Il semble y réfléchir beaucoup. "Si le discours de l’Iran est populaire au Moyen-Orient, dit-il, ce n’est pas parce que ce pays a des armements, mais parce qu’un pourcentage très élevé de la population de ces Etats est en colère, se sent humilié, ressent de l’injustice. La solution n’est pas l’emploi de la force. Il faut de l’éducation, des institutions, de la société civile, rétablir une dignité et un respect. Il faut commencer par résoudre la question palestinienne."

M. ElBaradei a pris de front, cette année, ceux qui considèrent qu’il devrait s’en tenir à un rôle de technicien chargé de fournir un diagnostic sur l’avancée des travaux nucléaires iraniens. Lui, revendique sans ambages un rôle "politique". Il se voit en négociateur de haut vol. Un rôle que peu de dirigeants en Occident ont souhaité qu’il endosse - hormis le ministre allemand des affaires étrangères, Frank-Walter Steinmeier, et, d’une façon plus discrète, le chef de la diplomatie européenne, Javier Solana.

Son interlocuteur-clé, côté iranien, a été jusqu’en octobre le chef du Conseil suprême de sécurité nationale, Ali Larijani. Un personnage subtil et cultivé, mais qui, au fond, ne dévia jamais d’une ligne intransigeante, et dont la démission n’a fait qu’accroître les incertitudes sur l’issue de la crise. M. ElBaradei a négocié cet été avec M. Larijani un "plan de travail" avec la République islamique, qui vise à faire la lumière sur près de deux décennies d’activités nucléaires clandestines.

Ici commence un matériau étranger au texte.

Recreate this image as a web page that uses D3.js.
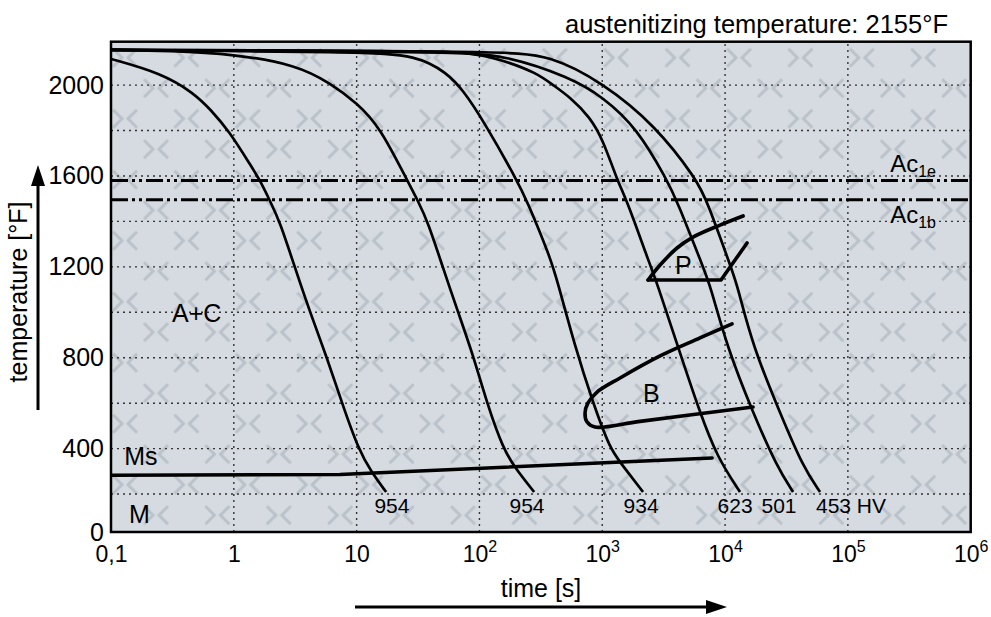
<!DOCTYPE html>
<html>
  <head>
    <meta charset="utf-8">
    <title>CCT diagram</title>
    <script src="https://d3js.org/d3.v7.min.js"></script>
    <style>
      body { margin: 0; background: #fff; }
      svg { display: block; font-family: "Liberation Sans", Arial, sans-serif; }
      .grid line { stroke: #333; stroke-width: 1.4; stroke-dasharray: 2 4; }
      .cooling { fill: none; stroke: #000; stroke-width: 2.7; }
      .field { fill: none; stroke: #000; stroke-width: 3.6; stroke-linecap: round; stroke-linejoin: round; }
      .ac { stroke: #000; stroke-width: 3; stroke-dasharray: 17 4 3 4 3 4; }
      .tick text { fill: #000; font-family: "Liberation Sans", Arial, sans-serif; }
      .label { fill: #000; }
    </style>
  </head>
  <body>
    <svg id="chart" width="991" height="617"></svg>
    <script>
      // axis values
      const timeTicks = [0.1, 1, 10, 100, 1e3, 1e4, 1e5, 1e6];
      const gridTimes = [1, 10, 100, 1e3, 1e4, 1e5];
      const tempTicks = [0, 400, 800, 1200, 1600, 2000];
      const gridTemps = [200, 400, 600, 800, 1000, 1200, 1400, 1600, 1800, 2000];
      const tempRange = [33, 2191];
      const ac1e = 1580;
      const ac1b = 1495;
      // cooling curves [time s, temp °F]
      const curve1 = [[0.1, 2115], [0.255, 2053], [0.474, 1965], [0.652, 1890], [0.914, 1798], [1.38, 1644], [1.63, 1582], [1.97, 1490], [2.38, 1397], [3.15, 1195], [4.17, 1001], [5.74, 799], [7.6, 601], [10.3, 399], [13.3, 293], [17.4, 209]];
      const curve2 = [[0.1, 2155], [0.3, 2151], [1.0, 2137], [3.27, 2088], [6.07, 2009], [10.1, 1921], [15.5, 1815], [25.7, 1582], [31.6, 1490], [38.1, 1397], [50.5, 1195], [67, 1001], [90.3, 799], [115, 601], [156, 399], [195, 315], [279, 209]];
      const curve3 = [[0.1, 2155], [10.7, 2145], [31, 2132], [54.5, 2053], [73.5, 1978], [107, 1846], [202, 1582], [244, 1490], [376, 1243], [429, 1142], [601, 847], [841, 601], [1158, 399], [1396, 341], [2148, 209]];
      const curve4 = [[0.1, 2155], [32.8, 2150], [83.8, 2145], [156, 2110], [294, 2053], [397, 2000], [547, 1947], [795, 1859], [1016, 1758], [1321, 1582], [1592, 1490], [2317, 1243], [2794, 1129], [4140, 847], [6252, 557], [8610, 363], [13240, 209]];
      const curve5 = [[0.1, 2155], [69.5, 2145], [156, 2132], [547, 2035], [1016, 1947], [1920, 1811], [3370, 1582], [4064, 1490], [6622, 1199], [7551, 1120], [10380, 847], [16900, 557], [26500, 319], [35800, 209]];
      const curve6 = [[0.1, 2155], [147, 2150], [376, 2132], [1016, 2009], [2692, 1824], [5916, 1582], [7130, 1490], [11610, 1173], [12530, 1120], [16900, 847], [28050, 557], [43150, 319], [59300, 209]];
      const hardness = ["954", "954", "934", "623", "501", "453 HV"];
      const hardnessTimes = [19.4, 244, 2070, 12060, 27500, 106000];
      const hardnessTemp = 117;
      // transformation fields
      const msLine = [[0.1, 283], [7.3, 286], [7840, 359]];
      const pUpper = [[2360, 1142], [2958, 1208], [4064, 1283], [5485, 1331], [9100, 1384], [14020, 1424]];
      const pLower = [[2360, 1142], [9270, 1142], [10990, 1199], [15100, 1305]];
      const bField = [[11400, 949], [6252, 887], [2958, 808], [1396, 711], [907, 649], [766, 601], [724, 557], [752, 517], [873, 495], [2032, 520], [16900, 583]];
      // text annotations [text, time, temp]
      const areaLabels = [["A+C", 0.314, 957], ["Ms", 0.128, 328], ["M", 0.14, 73], ["P", 3917, 1169], ["B", 2148, 605]];
      const acLabels = [["1e", 220800, 1617], ["1b", 220800, 1393]];

      const svg = d3.select("#chart");
      const x = d3.scaleLog().domain([0.1, 1e6]).range([111, 970.7]);
      const y = d3.scaleLinear().domain(tempRange).range([532, 41.7]);

      // background with chevron motifs
      const defs = svg.append("defs");
      const pat = defs.append("pattern")
        .attr("id", "chev")
        .attr("patternUnits", "userSpaceOnUse")
        .attr("x", x.range()[0]).attr("y", y.range()[1])
        .attr("width", 61.4).attr("height", 61);
      [[14, 16], [45, 46.5]].forEach(function(c) {
        pat.append("path")
          .attr("d", "M" + (c[0] - 12) + "," + (c[1] - 9) + "L" + (c[0] - 3) + "," + c[1] + "L" + (c[0] - 12) + "," + (c[1] + 9)
            + "M" + (c[0] + 12) + "," + (c[1] - 9) + "L" + (c[0] + 3) + "," + c[1] + "L" + (c[0] + 12) + "," + (c[1] + 9))
          .attr("fill", "none")
          .attr("stroke", "#bac1c8")
          .attr("stroke-width", 3);
      });
      defs.append("clipPath").attr("id", "clip")
        .append("rect")
        .attr("x", x.range()[0]).attr("y", y.range()[1])
        .attr("width", x.range()[1] - x.range()[0]).attr("height", y.range()[0] - y.range()[1]);

      const plotW = x.range()[1] - x.range()[0];
      const plotH = y.range()[0] - y.range()[1];
      svg.append("rect")
        .attr("x", x.range()[0]).attr("y", y.range()[1])
        .attr("width", plotW).attr("height", plotH)
        .attr("fill", "#d5dbe1");
      svg.append("rect")
        .attr("x", x.range()[0]).attr("y", y.range()[1])
        .attr("width", plotW).attr("height", plotH)
        .attr("fill", "url(#chev)");

      // dotted grid
      const grid = svg.append("g").attr("class", "grid");
      grid.selectAll(".gx").data(gridTimes).enter().append("line")
        .attr("x1", d => x(d)).attr("x2", d => x(d))
        .attr("y1", y.range()[0]).attr("y2", y.range()[1]);
      grid.selectAll(".gy").data(gridTemps).enter().append("line")
        .attr("y1", d => y(d)).attr("y2", d => y(d))
        .attr("x1", x.range()[0]).attr("x2", x.range()[1]);

      const plot = svg.append("g").attr("clip-path", "url(#clip)");

      // Ac lines
      plot.selectAll(".ac").data([ac1e, ac1b]).enter().append("line")
        .attr("class", "ac")
        .attr("x1", x.range()[0]).attr("x2", x.range()[1])
        .attr("y1", d => y(d)).attr("y2", d => y(d));

      // cooling curves
      const coolLine = d3.line()
        .x(d => x(d[0])).y(d => y(d[1]))
        .curve(d3.curveBasis);
      plot.selectAll(".cooling").data([curve1, curve2, curve3, curve4, curve5, curve6]).enter().append("path")
        .attr("class", "cooling")
        .attr("d", coolLine);

      // transformation fields
      const fieldLine = d3.line()
        .x(d => x(d[0])).y(d => y(d[1]))
        .curve(d3.curveCatmullRom.alpha(0.5));
      plot.append("path").attr("class", "field").attr("d", fieldLine(pUpper));
      plot.append("path").attr("class", "field").attr("d", fieldLine(bField));
      fieldLine.curve(d3.curveLinear);
      plot.append("path").attr("class", "field").attr("d", fieldLine(pLower));
      plot.append("path").attr("class", "field").attr("d", fieldLine(msLine));

      // labels
      svg.selectAll(".area").data(areaLabels).enter().append("text")
        .attr("class", "label")
        .attr("x", d => x(d[1])).attr("y", d => y(d[2]))
        .style("font-size", "25px")
        .text(d => d[0]);
      svg.selectAll(".hv").data(hardness).enter().append("text")
        .attr("class", "label")
        .attr("x", (d, i) => x(hardnessTimes[i])).attr("y", y(hardnessTemp))
        .attr("text-anchor", "middle")
        .style("font-size", "21px")
        .text(d => d);
      acLabels.forEach(function(a) {
        const t = svg.append("text").attr("class", "label")
          .attr("x", x(a[1])).attr("y", y(a[2]))
          .style("font-size", "24px")
          .text("Ac");
        t.append("tspan").attr("dy", 5).style("font-size", "16px").text(a[0]);
      });

      // axes
      const xAxis = d3.axisBottom(x)
        .tickValues(timeTicks)
        .tickSize(0)
        .tickPadding(14)
        .tickFormat("");
      const xg = svg.append("g")
        .attr("transform", "translate(0," + y.range()[0] + ")")
        .call(xAxis);
      xg.select(".domain").remove();
      xg.selectAll(".tick text")
        .style("font-size", "23px")
        .each(function(d) {
          const t = d3.select(this);
          const e = Math.round(Math.log10(d));
          if (d < 1) t.text("0,1");
          else if (e === 0) t.text("1");
          else if (e === 1) t.text("10");
          else {
            t.text("10");
            t.append("tspan").attr("dy", -10).style("font-size", "16px").text(e);
          }
        });

      const yAxis = d3.axisLeft(y)
        .tickValues(tempTicks.map(d => Math.max(d, tempRange[0])))
        .tickSize(0)
        .tickPadding(7)
        .tickFormat(d => d === tempRange[0] ? "0" : d);
      const yg = svg.append("g")
        .attr("transform", "translate(" + x.range()[0] + ",0)")
        .call(yAxis);
      yg.select(".domain").remove();
      yg.selectAll(".tick text").style("font-size", "25px");

      // frame
      svg.append("rect")
        .attr("x", x.range()[0]).attr("y", y.range()[1])
        .attr("width", plotW).attr("height", plotH)
        .attr("fill", "none").attr("stroke", "#000").attr("stroke-width", 2.5);

      // titles and arrows
      svg.append("text")
        .attr("x", 948).attr("y", 33)
        .attr("text-anchor", "end")
        .style("font-size", "25.5px")
        .text("austenitizing temperature: 2155°F");
      svg.append("text")
        .attr("x", 541).attr("y", 597)
        .attr("text-anchor", "middle")
        .style("font-size", "25px")
        .text("time [s]");
      svg.append("text")
        .attr("transform", "translate(27,292) rotate(-90)")
        .attr("text-anchor", "middle")
        .style("font-size", "25px")
        .text("temperature [°F]");
      svg.append("line")
        .attr("x1", 355).attr("x2", 710).attr("y1", 607).attr("y2", 607)
        .attr("stroke", "#000").attr("stroke-width", 3);
      svg.append("path")
        .attr("d", "M727,607L706,600L706,614Z");
      svg.append("line")
        .attr("x1", 38).attr("x2", 38).attr("y1", 410).attr("y2", 182)
        .attr("stroke", "#000").attr("stroke-width", 3);
      svg.append("path")
        .attr("d", "M38,165L31,186L45,186Z");
    </script>
  </body>
</html>
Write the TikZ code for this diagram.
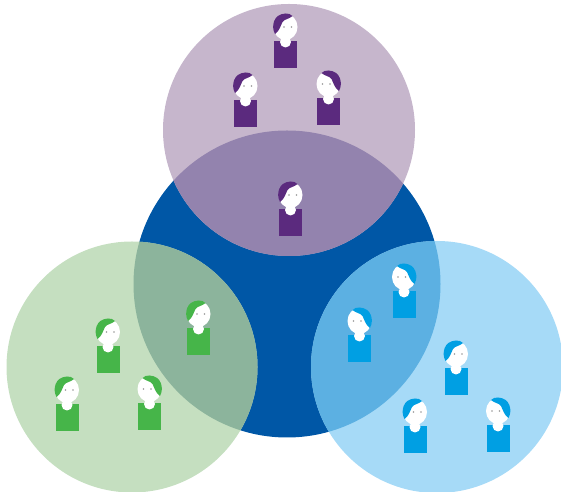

Il devait rendre, ces jours-ci, un rapport à ce sujet. Il s’attachera probablement à prolonger les négociations. Ce qui aura pour conséquence de bloquer l’adoption de nouvelles sanctions à l’ONU, où les Russes et les Chinois sont ses alliés objectifs.

Ses détracteurs, à Washington, Paris et Londres, perçoivent le "plan" - auquel ils ont dû se résoudre - comme une manoeuvre de diversion, un dangereux subterfuge. Au prétexte de promouvoir la diplomatie, du temps est accordé aux Iraniens dans leur course à la matière fissile. Si l’on suit cette logique, l’action de M. ElBaradei accroît paradoxalement le danger de scénario militaire. Car en mettant l’Iran à l’abri de nouvelles sanctions de l’ONU, il conforte son illusion d’invulnérabilité et rapproche le moment où certains, à Washington ou en Israël, perdront patience.

A la description de ce scénario qu’il veut précisément éviter, M. ElBaradei répond en invoquant le droit international : l’usage de la force, sans feu vert du Conseil de sécurité ou sans motif clair d’autodéfense, est prohibé par la charte de l’ONU.

Médiateur controversé dans le dossier le plus brûlant, et sur lequel de sombres nuages s’accumulent, Mohammed ElBaradei joue gros. Il tente le tout pour le tout, sans illusion. Avec, sans doute, l’espoir de gagner du temps jusqu’au départ de George Bush. Si le pire se produit, au moins aura-t-il laissé une marque. Pour l’histoire ? Dans son bureau au style moderne et dépouillé, une petite reproduction attire l’attention. C’est Le Cri, d’Edvard Munch. L’expression de l’angoisse s’il en est.